Institutional Flow — Foreign Selling Persists
- FII (Cash): Continued net selling
- DII: Net buyers, cushioning downside but unable to reverse trend
Domestic support prevented sharper losses, but not enough to offset global risk aversion.

Technical Structure for Monday (04 May 2026)
(Markets closed on 01 May)
NIFTY 50
- Immediate Support: 24,000 → 23,800
- Major Support: 23,800 → 23,500
- Resistance: 24,140 → 24,250
- Supply Zone: 24,300+
A sustained hold above 23,800 is crucial to avoid a deeper corrective leg.
BANK NIFTY
- Immediate Support: 55,300 → 55,000
- Major Support: 55,000
- Resistance: 56,200 → 56,800
Bank Nifty remains the swing factor; without stabilization here, Nifty rallies will likely remain shallow.
Options & Derivative View — Range, Downside Risk Active
- Put Base: 24,000
- Call Writing: 24,250–24,300
- Bias: Range‑bound with downside risk if 23,800 breaks
Macro triggers, especially crude headlines, may cause quick OI adjustments.
Strategy — How to Navigate This Phase
Intraday & Option Buyers
✔ Sell on rallies near resistance, ✔ Trade mean‑reversion around key levels, ✖ Avoid overnight directional bets while crude remains volatile
Swing Traders (1–3 weeks)
Maintain a cautious bias below 24,140. Add only if Nifty holds 23,800 with Bank Nifty participation.
Long‑Term Investors
Continue staggered accumulation on sharp, macro‑driven dips; avoid lump‑sum emotional entries.

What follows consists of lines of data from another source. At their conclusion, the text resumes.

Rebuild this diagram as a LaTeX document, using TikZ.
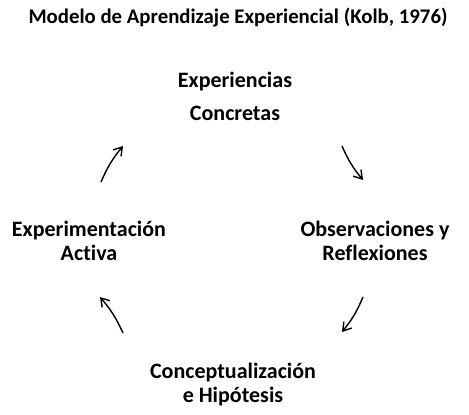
\documentclass[tikz,border=0pt]{standalone}
\usepackage{fontspec}
\setmainfont{Carlito}[Ligatures=NoCommon]
\usetikzlibrary{arrows.meta,positioning}

\begin{document}
\begin{tikzpicture}[
  x=1pt, y=-1pt,
  stage/.style={align=center, font=\bfseries\fontsize{22}{24}\selectfont, inner sep=0pt},
  ttl/.style={font=\bfseries\fontsize{20.8}{24}\selectfont, inner sep=0pt},
  arr/.style={line width=1.4pt, -{Straight Barb[length=2.8mm, width=3.6mm, line width=1.4pt]}}
]
\useasboundingbox (0,0) rectangle (469,415);
\node[ttl] (title) at (238,18) {Modelo de Aprendizaje Experiencial (Kolb, 1976)};
\node[stage] (ce) at (235,96) {Experiencias\\[9pt]Concretas};
\node[stage] (or) at (375,241) {Observaciones y\\Reflexiones};
\node[stage] (ch) at (233,385) {Conceptualización\\e Hipótesis};
\node[stage] (ea) at (89,241) {Experimentación\\Activa};
% arrows of the cycle
\coordinate (a1) at (101,182); \coordinate (b1) at (123,146);
\coordinate (a2) at (342,146); \coordinate (b2) at (363,180);
\coordinate (a3) at (363,297); \coordinate (b3) at (342,332);
\coordinate (a4) at (123,333); \coordinate (b4) at (100,297);
\draw[arr] (a1) to[bend left=8] (b1);
\draw[arr] (a2) to[bend right=8] (b2);
\draw[arr] (a3) to[bend left=8] (b3);
\draw[arr] (a4) to[bend right=8] (b4);
\end{tikzpicture}
\end{document}
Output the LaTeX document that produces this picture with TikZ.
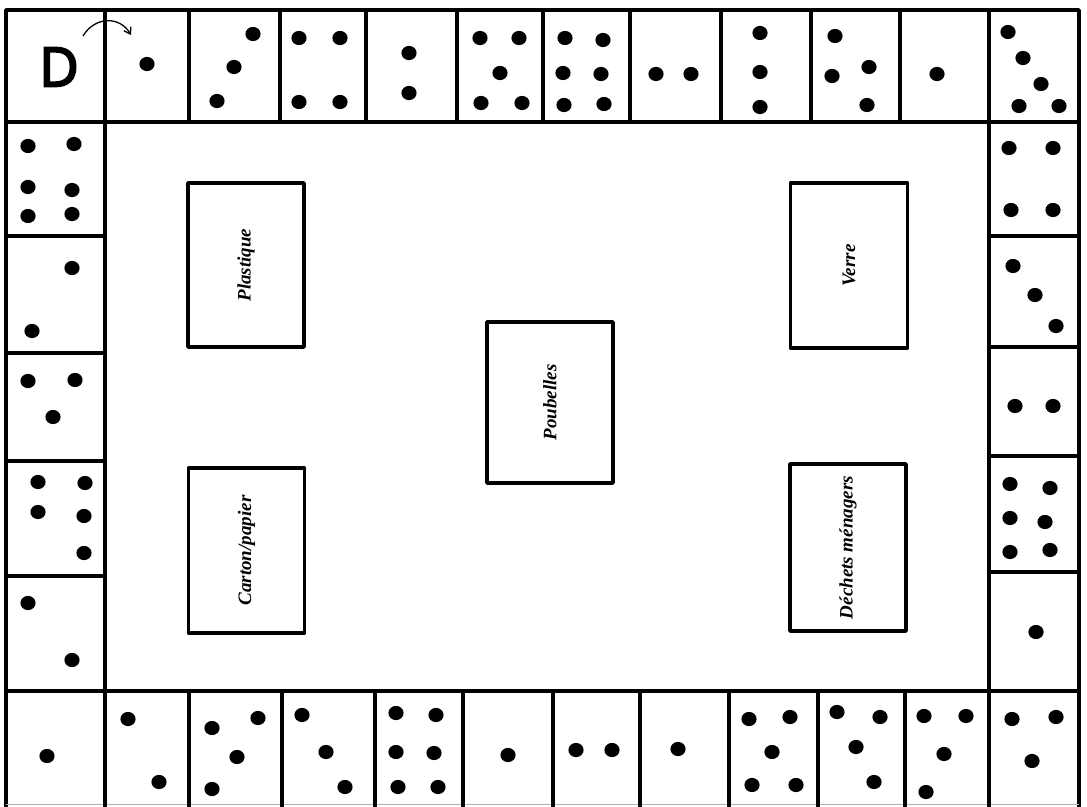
\documentclass[tikz,border=0pt]{standalone}
\usepackage{fontspec}
\setmainfont{Liberation Serif}
\newfontfamily\dfont[FakeBold=4]{Open Sans}
\usetikzlibrary{arrows.meta}
\tikzset{
  grid/.style={line width=3.7pt, line cap=round, line join=round},
  binbox/.style={draw, line width=3.8pt, line join=round, inner sep=0pt},
  binlabel/.style={rotate=90, font=\fontsize{19}{19}\selectfont\bfseries\itshape},
  pip/.style={fill=black},
}
\begin{document}
\begin{tikzpicture}[x=1pt,y=-1pt]
\useasboundingbox (0,0) rectangle (1087,806);
% outer frame and main lines
\draw[grid] (6,806) -- (6,10) -- (1079,10) -- (1079,806);
\draw[gray!60, line width=0.8pt] (6,804.5) -- (1079,804.5);
\draw[grid] (6,122) -- (1079,122);
\draw[grid] (6,691) -- (1079,691);
\draw[grid] (105,10) -- (105,806);
\draw[grid] (989,10) -- (989,806);
% left column separators
\foreach \y in {236,353,461,576} \draw[grid] (6,\y) -- (105,\y);
% right column separators
\foreach \y in {236,347,456,572} \draw[grid] (989,\y) -- (1079,\y);
% top row separators
\foreach \x in {189,280,366,457,543,630,721,811,900} \draw[grid] (\x,10) -- (\x,122);
% bottom row separators
\foreach \x in {189,282,375,463,553,640,729,818,905} \draw[grid] (\x,691) -- (\x,806);
% start cell
\node[font=\dfont\fontsize{54}{54}\selectfont, inner sep=0pt] (start) at (59,67) {D};
\coordinate (arrA) at (83,36);
\coordinate (arrB) at (131,35);
\draw[line width=1.3pt, -{Straight Barb[length=6pt,width=8pt]}] (arrA) .. controls (95,16) and (120,16) .. (arrB);
% pips
\foreach \p in {
  (147,64),
  (253,34),(234,67),(217,101),
  (299,38),(340,38),(299,102),(340,102),
  (409,53),(409,93),
  (480,38),(519,38),(500,73),(481,103),(522,103),
  (565,38),(603,40),(563,73),(601,74),(564,105),(604,104),
  (656,74),(691,74),
  (760,33),(760,72),(760,107),
  (835,36),(832,76),(869,67),(867,105),
  (937,74),
  (1008,32),(1023,58),(1041,84),(1019,106),(1059,106),
  (28,146),(74,144),(28,187),(72,190),(28,216),(72,214),
  (72,268),(32,331),
  (28,381),(75,380),(53,417),
  (38,482),(85,483),(38,512),(84,516),(84,553),
  (28,603),(72,660),
  (1009,148),(1053,148),(1011,210),(1053,210),
  (1013,266),(1035,295),(1056,326),
  (1015,406),(1053,406),
  (1010,484),(1050,488),(1010,518),(1045,522),(1010,552),(1050,550),
  (1036,632),
  (47,756),
  (128,719),(159,782),
  (212,728),(258,718),(237,757),(212,789),
  (302,715),(326,752),(345,787),
  (396,713),(436,715),(396,752),(434,753),(398,787),(438,787),
  (508,755),
  (576,750),(612,750),
  (678,749),
  (749,719),(790,717),(772,752),(752,785),(796,785),
  (837,712),(880,717),(856,747),(874,782),
  (924,716),(966,716),(944,754),(926,792),
  (1012,719),(1056,717),(1032,761)
} \fill[pip] \p ellipse (7.6pt and 7.1pt);
% bins
\node[binbox, minimum width=116pt, minimum height=164pt] (plast) at (246,265) {};
\node[binlabel] at (plast.center) {Plastique};
\node[binbox, minimum width=116pt, minimum height=165pt] (carton) at (246.5,550.5) {};
\node[binlabel] at (carton.center) {Carton/papier};
\node[binbox, minimum width=126pt, minimum height=161pt] (poub) at (550,402.5) {};
\node[binlabel] at (poub.center) {Poubelles};
\node[binbox, minimum width=117pt, minimum height=165pt] (verre) at (849,265.5) {};
\node[binlabel] at (verre.center) {Verre};
\node[binbox, minimum width=116pt, minimum height=167pt] (dechets) at (848,547.5) {};
\node[binlabel] at (dechets.center) {Déchets ménagers};
\end{tikzpicture}
\end{document}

Quick Reference — Levels for 09:20 & 10:05 Workflows (04 May)
| Index | Buy‑on‑Dip Zone | Resistance | Risk Zone |
| Nifty 50 | 24,000–23,800 | 24,140–24,250 | < 23,800 |
| Bank Nifty | 55,300–55,000 | 56,200–56,800 | < 55,000 |
Final Take
Thursday’s decline was a macro‑driven reset. Elevated crude prices, rupee pressure, and weak banking participation overshadowed earnings optimism, pulling the Nifty back below 24,000. Until crude cools meaningfully and banks reclaim leadership, markets are likely to remain range‑bound with sharp intraday swings rewarding discipline and tactical execution over conviction bets.
Disclaimer
This Market Insight is for educational purposes only and does not constitute investment advice. Please consult a SEBI‑registered financial adviser before making any investment or trading decisions.